• WHAT THE TASK ASKS: The listing below holds a line with "Write the matplotlib code for this chart." and a later line with "de personal con". Write out those two lines and every line between them, exactly, and nothing else.
-- Start DATA LINES --
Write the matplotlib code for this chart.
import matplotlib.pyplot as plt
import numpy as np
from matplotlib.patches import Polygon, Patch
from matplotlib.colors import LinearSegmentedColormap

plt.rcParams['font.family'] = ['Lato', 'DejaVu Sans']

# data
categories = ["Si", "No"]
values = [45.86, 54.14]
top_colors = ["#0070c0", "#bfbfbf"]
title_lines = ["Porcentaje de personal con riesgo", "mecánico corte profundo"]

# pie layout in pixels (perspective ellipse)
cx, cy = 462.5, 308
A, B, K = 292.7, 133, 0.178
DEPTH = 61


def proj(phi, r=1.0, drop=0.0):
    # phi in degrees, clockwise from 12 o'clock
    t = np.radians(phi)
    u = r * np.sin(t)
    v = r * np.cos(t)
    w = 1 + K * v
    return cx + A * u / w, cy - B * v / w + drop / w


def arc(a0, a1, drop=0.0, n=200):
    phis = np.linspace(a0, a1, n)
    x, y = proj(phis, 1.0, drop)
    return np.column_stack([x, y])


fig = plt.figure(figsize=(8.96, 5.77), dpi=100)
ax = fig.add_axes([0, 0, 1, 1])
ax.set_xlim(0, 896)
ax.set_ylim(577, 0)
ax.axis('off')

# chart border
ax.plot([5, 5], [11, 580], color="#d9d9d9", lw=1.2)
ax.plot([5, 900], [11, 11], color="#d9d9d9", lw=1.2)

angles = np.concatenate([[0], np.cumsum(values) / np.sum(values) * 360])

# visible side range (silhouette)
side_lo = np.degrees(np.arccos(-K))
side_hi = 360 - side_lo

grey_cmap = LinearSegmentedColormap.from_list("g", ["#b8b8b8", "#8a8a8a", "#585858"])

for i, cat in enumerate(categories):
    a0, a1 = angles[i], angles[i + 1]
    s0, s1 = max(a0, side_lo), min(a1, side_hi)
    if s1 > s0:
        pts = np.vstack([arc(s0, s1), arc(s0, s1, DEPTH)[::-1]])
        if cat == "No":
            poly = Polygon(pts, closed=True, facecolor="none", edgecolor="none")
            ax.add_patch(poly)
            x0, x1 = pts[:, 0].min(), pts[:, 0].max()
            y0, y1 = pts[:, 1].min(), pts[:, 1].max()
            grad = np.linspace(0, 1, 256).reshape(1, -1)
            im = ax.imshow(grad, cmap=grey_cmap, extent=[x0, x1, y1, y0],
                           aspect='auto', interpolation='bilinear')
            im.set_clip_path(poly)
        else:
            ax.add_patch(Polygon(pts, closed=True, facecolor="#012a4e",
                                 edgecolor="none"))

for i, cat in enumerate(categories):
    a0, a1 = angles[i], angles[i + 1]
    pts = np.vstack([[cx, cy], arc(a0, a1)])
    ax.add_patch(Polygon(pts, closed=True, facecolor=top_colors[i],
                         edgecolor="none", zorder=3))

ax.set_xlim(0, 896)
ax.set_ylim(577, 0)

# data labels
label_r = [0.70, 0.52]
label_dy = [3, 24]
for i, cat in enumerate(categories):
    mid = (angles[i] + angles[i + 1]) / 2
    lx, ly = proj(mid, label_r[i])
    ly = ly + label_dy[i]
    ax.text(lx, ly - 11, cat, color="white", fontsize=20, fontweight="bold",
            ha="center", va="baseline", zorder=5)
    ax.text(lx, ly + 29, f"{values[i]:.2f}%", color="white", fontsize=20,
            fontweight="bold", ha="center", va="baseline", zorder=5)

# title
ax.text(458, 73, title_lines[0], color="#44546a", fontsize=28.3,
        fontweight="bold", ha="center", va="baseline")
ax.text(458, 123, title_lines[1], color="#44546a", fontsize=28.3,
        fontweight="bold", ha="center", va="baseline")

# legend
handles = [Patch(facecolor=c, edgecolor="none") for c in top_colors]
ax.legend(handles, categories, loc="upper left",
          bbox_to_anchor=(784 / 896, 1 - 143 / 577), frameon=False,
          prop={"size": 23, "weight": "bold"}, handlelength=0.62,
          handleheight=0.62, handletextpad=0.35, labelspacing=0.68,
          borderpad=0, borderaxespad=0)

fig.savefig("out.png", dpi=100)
-- End DATA LINES --
-- Start DATA LINES --
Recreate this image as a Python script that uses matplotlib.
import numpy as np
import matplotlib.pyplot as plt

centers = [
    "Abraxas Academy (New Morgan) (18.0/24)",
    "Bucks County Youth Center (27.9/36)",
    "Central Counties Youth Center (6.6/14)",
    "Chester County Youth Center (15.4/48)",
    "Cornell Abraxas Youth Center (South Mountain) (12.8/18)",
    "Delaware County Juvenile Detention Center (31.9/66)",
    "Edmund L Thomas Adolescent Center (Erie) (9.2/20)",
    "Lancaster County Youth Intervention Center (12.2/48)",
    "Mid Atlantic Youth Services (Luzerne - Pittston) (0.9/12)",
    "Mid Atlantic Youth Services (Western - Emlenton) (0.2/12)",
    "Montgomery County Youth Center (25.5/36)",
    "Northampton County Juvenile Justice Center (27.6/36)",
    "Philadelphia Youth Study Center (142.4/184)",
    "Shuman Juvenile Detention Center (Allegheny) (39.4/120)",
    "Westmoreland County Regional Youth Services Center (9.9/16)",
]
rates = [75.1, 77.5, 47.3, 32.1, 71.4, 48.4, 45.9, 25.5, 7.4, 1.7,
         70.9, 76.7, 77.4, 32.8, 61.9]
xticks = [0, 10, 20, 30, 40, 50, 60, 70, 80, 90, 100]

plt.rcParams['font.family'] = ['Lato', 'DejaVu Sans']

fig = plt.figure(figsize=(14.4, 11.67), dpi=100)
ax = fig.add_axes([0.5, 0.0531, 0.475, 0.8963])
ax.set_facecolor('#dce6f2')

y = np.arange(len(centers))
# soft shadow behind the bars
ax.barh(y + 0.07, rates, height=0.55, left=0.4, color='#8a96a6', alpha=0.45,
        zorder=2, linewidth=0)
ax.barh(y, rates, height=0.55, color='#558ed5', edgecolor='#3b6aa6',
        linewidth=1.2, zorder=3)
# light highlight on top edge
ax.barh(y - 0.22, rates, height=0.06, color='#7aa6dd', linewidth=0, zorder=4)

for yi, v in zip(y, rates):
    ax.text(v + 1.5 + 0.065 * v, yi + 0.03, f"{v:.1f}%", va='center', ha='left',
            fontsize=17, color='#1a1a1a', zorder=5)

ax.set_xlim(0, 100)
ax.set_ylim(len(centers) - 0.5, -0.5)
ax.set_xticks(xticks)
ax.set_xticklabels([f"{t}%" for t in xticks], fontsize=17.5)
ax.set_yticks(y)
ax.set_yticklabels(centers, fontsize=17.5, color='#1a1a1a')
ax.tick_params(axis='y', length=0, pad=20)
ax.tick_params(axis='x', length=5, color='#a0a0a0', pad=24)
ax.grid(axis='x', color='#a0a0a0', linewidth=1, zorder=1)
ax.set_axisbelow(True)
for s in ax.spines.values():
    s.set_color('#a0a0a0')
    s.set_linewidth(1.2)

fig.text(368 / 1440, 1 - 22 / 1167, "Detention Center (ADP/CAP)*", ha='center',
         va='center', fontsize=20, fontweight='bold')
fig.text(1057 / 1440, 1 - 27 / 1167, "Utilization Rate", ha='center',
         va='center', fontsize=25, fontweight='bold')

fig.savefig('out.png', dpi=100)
-- End DATA LINES --
• TASK RESULT:
Write the matplotlib code for this chart.
import matplotlib.pyplot as plt
import numpy as np
from matplotlib.patches import Polygon, Patch
from matplotlib.colors import LinearSegmentedColormap

plt.rcParams['font.family'] = ['Lato', 'DejaVu Sans']

# data
categories = ["Si", "No"]
values = [45.86, 54.14]
top_colors = ["#0070c0", "#bfbfbf"]
title_lines = ["Porcentaje de personal con riesgo", "mecánico corte profundo"]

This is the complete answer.